Globally, Yearwood’s brand is a masterclass in soft-power judo. She flips every stereotype the world loves to loathe about Americans—loud, overfed, proudly parochial—into something that feels like forgiveness on a plate. After two decades of drone strikes and reality-TV presidents, watching a blonde woman in cowboy boots say “y’all” without subsequently invading something is, frankly, disarming. The U.N. could learn a thing or two: instead of sanctions, send smoked-pork sliders.
Yet the enterprise is not without collateral damage. South Korean dieticians report a 12-percent spike in “comfort-food syndrome” since the show landed on streaming platforms; French bakers, already traumatized by the cronut, now whisper about “the biscuit threat.” Meanwhile, global supply chains strain under a sudden international demand for Duke’s mayonnaise, a Southern staple previously unknown outside the Carolinas. Somewhere in a Singapore port, a container labeled “CULTURAL AMMUNITION—HANDLE WITH CARE” sits between crates of semiconductors and tear gas, proof that globalization has developed a sense of humor.
Back home, Nashville’s tourist board credits Yearwood with a 30-percent uptick in culinary tourism, because nothing says “I love international relations” quite like charter flights of Japanese foodies hunting for “authentic” banana pudding in a strip-mall diner that still allows smoking. The locals, ever gracious, simply raise the price of sweet tea and mutter that if this is what passes for diplomacy, maybe the Cold War ended too soon.
And what of Yearwood herself? She remains politely bemused, the way one is when the joke stops being funny and starts being policy. In interviews she calls herself “just a girl who likes to cook,” which is either humility or the most effective psy-op since canned Coca-Cola entered post-war Europe. Either way, her kitchen has become a demilitarized zone where caloric détente is served family-style.

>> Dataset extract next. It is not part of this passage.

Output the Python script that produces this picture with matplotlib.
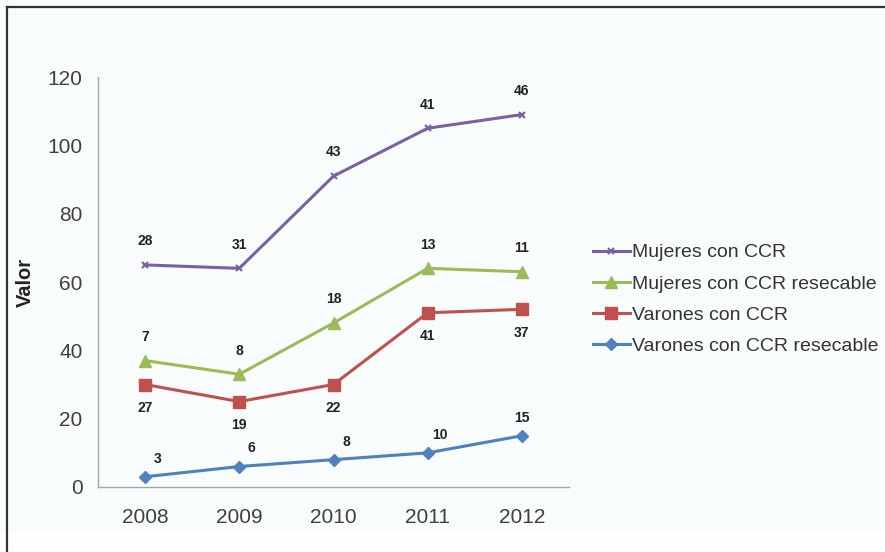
import numpy as np
import matplotlib
matplotlib.use("Agg")
import matplotlib.pyplot as plt
from matplotlib.patches import Rectangle
from matplotlib.lines import Line2D

plt.rcParams['font.family'] = ['Liberation Sans', 'DejaVu Sans']

years = ["2008", "2009", "2010", "2011", "2012"]

# individual counts per group (stacked on top of each other in the chart)
varones_res = [3, 6, 8, 10, 15]
varones = [27, 19, 22, 41, 37]
mujeres_res = [7, 8, 18, 13, 11]
mujeres = [28, 31, 43, 41, 46]

series = [
    ("Varones con CCR resecable", varones_res, "#4F81BD", "D", 6, 1.0),
    ("Varones con CCR", varones, "#C0504D", "s", 8.5, -1.0),
    ("Mujeres con CCR resecable", mujeres_res, "#9BBB59", "^", 8.5, 1.0),
    ("Mujeres con CCR", mujeres, "#7D60A0", "x", 5, 1.0),
]

fig = plt.figure(figsize=(8.85, 5.52), dpi=100)
fig.patch.set_facecolor("white")
fig.add_artist(Rectangle((0, 20 / 552), 1, 1, transform=fig.transFigure,
                         facecolor="#f8fcfd", edgecolor="none", zorder=-5))
# frame lines on the left and top edges
fig.add_artist(Line2D([7 / 885, 7 / 885], [0, 1 - 7 / 552], transform=fig.transFigure,
                      color="#333333", lw=1.6))
fig.add_artist(Line2D([7 / 885, 1], [1 - 7 / 552, 1 - 7 / 552], transform=fig.transFigure,
                      color="#333333", lw=1.6))

ax = fig.add_axes([98 / 885, 65 / 552, 471 / 885, 410 / 552])
ax.set_facecolor("none")

x = np.arange(len(years))
base = np.zeros(len(years))
handles = {}
for name, vals, color, marker, ms, side in series:
    top = base + np.array(vals)
    h, = ax.plot(x, top, color=color, lw=2.2, marker=marker, markersize=ms,
                 markeredgewidth=1.5 if marker == "x" else 1.0, label=name)
    handles[name] = h
    for i, v in enumerate(vals):
        if name == "Varones con CCR resecable":
            dx, dy = (9, 13) if i < 4 else (0, 13)
        else:
            dx, dy = 0, 17 * side
        ax.annotate(str(v), (x[i], top[i]), xytext=(dx, dy), textcoords="offset points",
                    ha="center", va="center", fontsize=10, fontweight="bold",
                    color="#222222")
    base = top

ax.set_xlim(-0.5, 4.5)
ax.set_ylim(0, 120)
ax.set_yticks(range(0, 121, 20))
ax.set_xticks(x)
ax.set_xticklabels(years)
ax.tick_params(axis="both", length=0, labelsize=15, labelcolor="#404040")
ax.tick_params(axis="y", pad=11)
ax.tick_params(axis="x", pad=15)
for s in ["top", "right"]:
    ax.spines[s].set_visible(False)
for s in ["left", "bottom"]:
    ax.spines[s].set_color("#a6a6a6")
    ax.spines[s].set_linewidth(1.0)
ax.set_ylabel("Valor", fontsize=14.5, fontweight="bold", color="#222222", labelpad=9)

order = ["Mujeres con CCR", "Mujeres con CCR resecable", "Varones con CCR",
         "Varones con CCR resecable"]
fig.legend([handles[n] for n in order], order, loc="center left",
           bbox_to_anchor=(593 / 885, 1 - 299.5 / 552), frameon=False,
           fontsize=14, handlelength=1.9, handletextpad=0.12, labelspacing=0.7,
           borderpad=0, borderaxespad=0, labelcolor="#333333")

fig.savefig("out.png", dpi=100)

So the next time you see headlines about NATO expansion or currency manipulation, remember that the real action is happening somewhere between the oven mitts. While the rest of us doom-scroll toward climate catastrophe, Trisha Yearwood is out there, basting a turkey and accidentally preventing a trade war. If that isn’t dark comedy writ large, then I’ll eat my passport—with extra gravy, please.